The study used the method of archaeothanatology with human decomposition experiments. Archeotanatology is an approach used by archaeologists to document and analyze human remains at archaeological sites that combines observations of the spatial distribution of bones in graves with knowledge of how the human body decomposes after death. With this approach, archaeologists recreate a picture of what happens to a dead body during burial, even if several millennia have passed since its moment. In the course of the study, the results obtained with the help of archaeothanatology were supplemented with data from the Texas State University Forensic Anthropology Research Center on human decomposition experiments during mummification and burial.
As a result of the experiments, scientists were able to identify several common features of the mummies found in one of the burials: hyperflexion of the limbs, the absence of exarticulation in significant parts of the skeleton, and the rapid filling of deposits around the bones. The analysis showed that some of the bodies were buried in a bent position – their legs were bent at the knees and pulled to the chest.

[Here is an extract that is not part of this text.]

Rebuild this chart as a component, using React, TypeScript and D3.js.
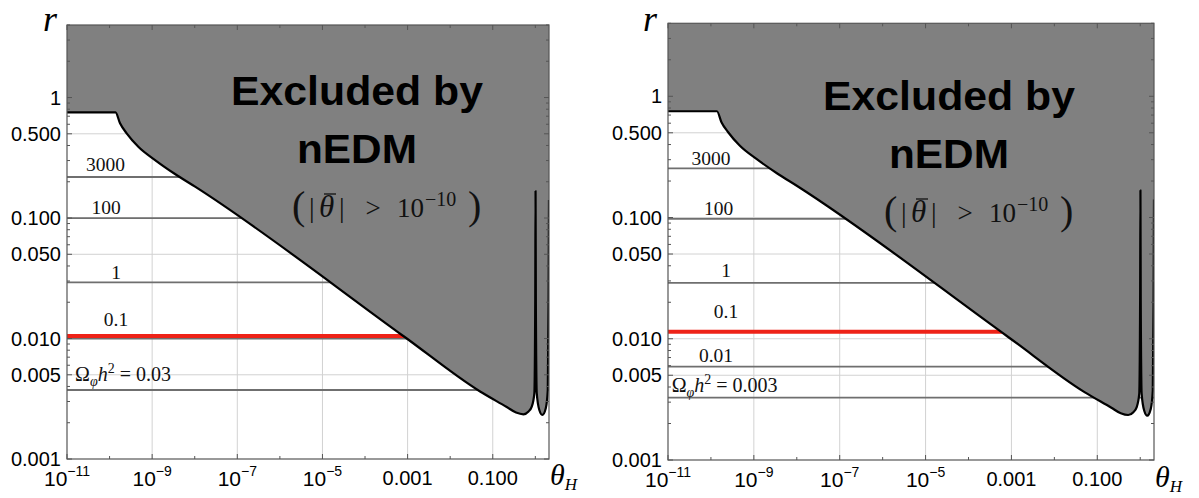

As a rule, during the decomposition process, the bones disintegrate in the weakest places – for example, in the feet – but in this case, all the articulations of the bones were preserved. The researchers suggested that this pattern of hyperflexion and lack of exarticulation could be explained by the fact that the bodies were placed in the grave not as fresh corpses, but in a dried, mummified state. Dehydration, therefore, not only helps to maintain weak joints, but also allows the body to flex strongly, since the degree of flexion increases significantly when the soft tissue volume is smaller. Because the bodies were dried before burial, there was little to no sediment left between the bones, and the articulations are maintained by the constant filling of the surrounding soil, supporting the bones and preventing them from breaking down.
The researchers speculated that the observed patterns could be the result of a controlled natural mummification process. The manipulations with the body during mummification must have taken place over a long period of time – the body was gradually dehydrated, maintaining its bodily integrity, and at the same time taking the desired shape due to tying with a rope or bandages. When the process was completed, the body, being much more compact and lighter than a fresh corpse, was easier to transport and retained its appearance and anatomical integrity.
If the hypothesis that the history of mummification in Europe is actually older than previously known is confirmed, scientists will open up a whole avenue for research into the funerary practices of Mesolithic communities. These practices also shed light on the significance of burial sites and the importance of burial culture in Mesolithic Portugal 8,000 years ago.